The Mets have the minority owner they hope will be able to bail them out of their major financial mess in the fallout of the Bernie Madoff Ponzi scheme.
David Einhorn, president of Greenlight Capital Inc., will purchase 49 percent of the team for roughly $200 million. The sale does not include any ownership segment of SNY. The $200 million will go toward paying down the Mets’ considerable debt, which includes repayment of a $25 million loan to Major League Baseball.
The Mets confirmed the sale this morning in a press release, saying Einhorn has a non-operating stake in the team.
“We are very excited about David joining our ownership group for several reasons,” owner Fred Wilpon said. “David’s investment immediately improves the franchise’s financial position. Equally important, David’s intelligence, integrity and success in both business and civic affairs provides us with another perspective in evaluating what is best for this organization and our fans, and we welcome his input. In partnership with David, we look forward to achieving our ultimate goal of again becoming World Series champions.”
Einhorn, 43, co-founded Greenlight Capital in 1996. He is the author of “Fooling Some Of The People All Of The Time,” a book detailing his battles with Allied Capital. Considering how all this transpired and the parties involved in the Ponzi scheme, it is an ironic title.
Einhorn grew up a Mets fan and dressed up as Dave Kingman one Halloween.
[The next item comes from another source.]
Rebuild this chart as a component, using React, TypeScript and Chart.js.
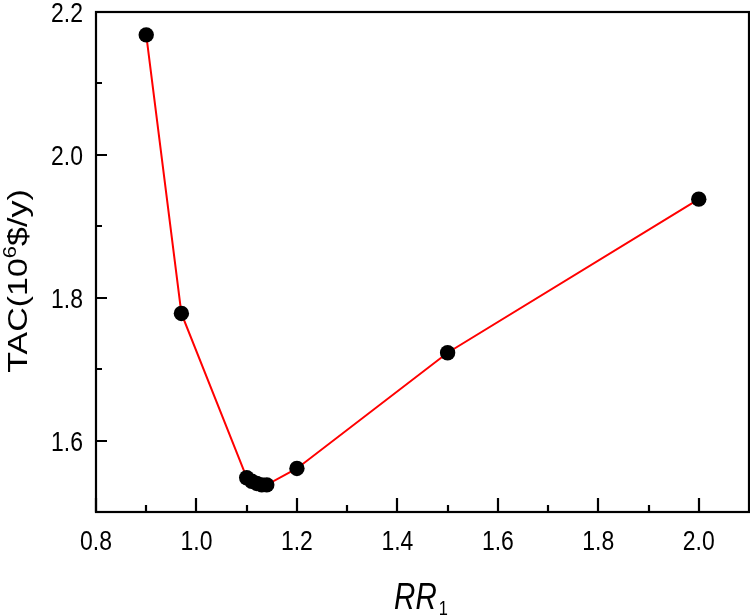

“Having an opportunity to become part of the Mets franchise is exciting beyond my wildest childhood dreams,” Einhorn said in the release. “ I spent my first seven years living in New Jersey and rooting for the Mets. In 1975, I even dressed in a homemade jersey as a Met for Halloween.
“ I have been a baseball fan for my entire life and have enjoyed teaching the game as the coach of my daughter’s little league team. I look forward to partnering with the Wilpon and Katz families through the good seasons, the tough seasons and especially the championship seasons.”
Assuming the sale goes through, this is far from over for Wilpon, who said the Mets are “bleeding” cash and will lose up to $70 million this season. He’s still facing a $1 billion lawsuit from trustee Irving Picard, a suit that if he loses could force a complete sale of the Mets.
Should that occur, Einhorn will have first opportunity to purchase the majority share.
Reportedly, the Mets will have a payroll between $100 million and $145 million next season, probably closer to the former. Although the Mets will have several significant contracts off the books, GM Sandy Alderson said not to expect any lavish purchases in the free-agent market.
The Mets’ first major financial decision is considering signing Jose Reyes to a contract extension expected to be over $100 million.
In a magazine article, Wilpon criticized Reyes, saying everything (injuries) have happened to him and that the 27-year-old All-Star shortstop is misleading himself if he expects a contract similar to the one Boston gave outfielder Carl Crawford ($142 million).
The Mets would receive compensatory draft picks should Reyes sign with another team, but must weigh that in what they could get in a trade. The teams linked to Reyes in a possible trade include San Francisco, Boston, St. Louis, Toronto and Washington.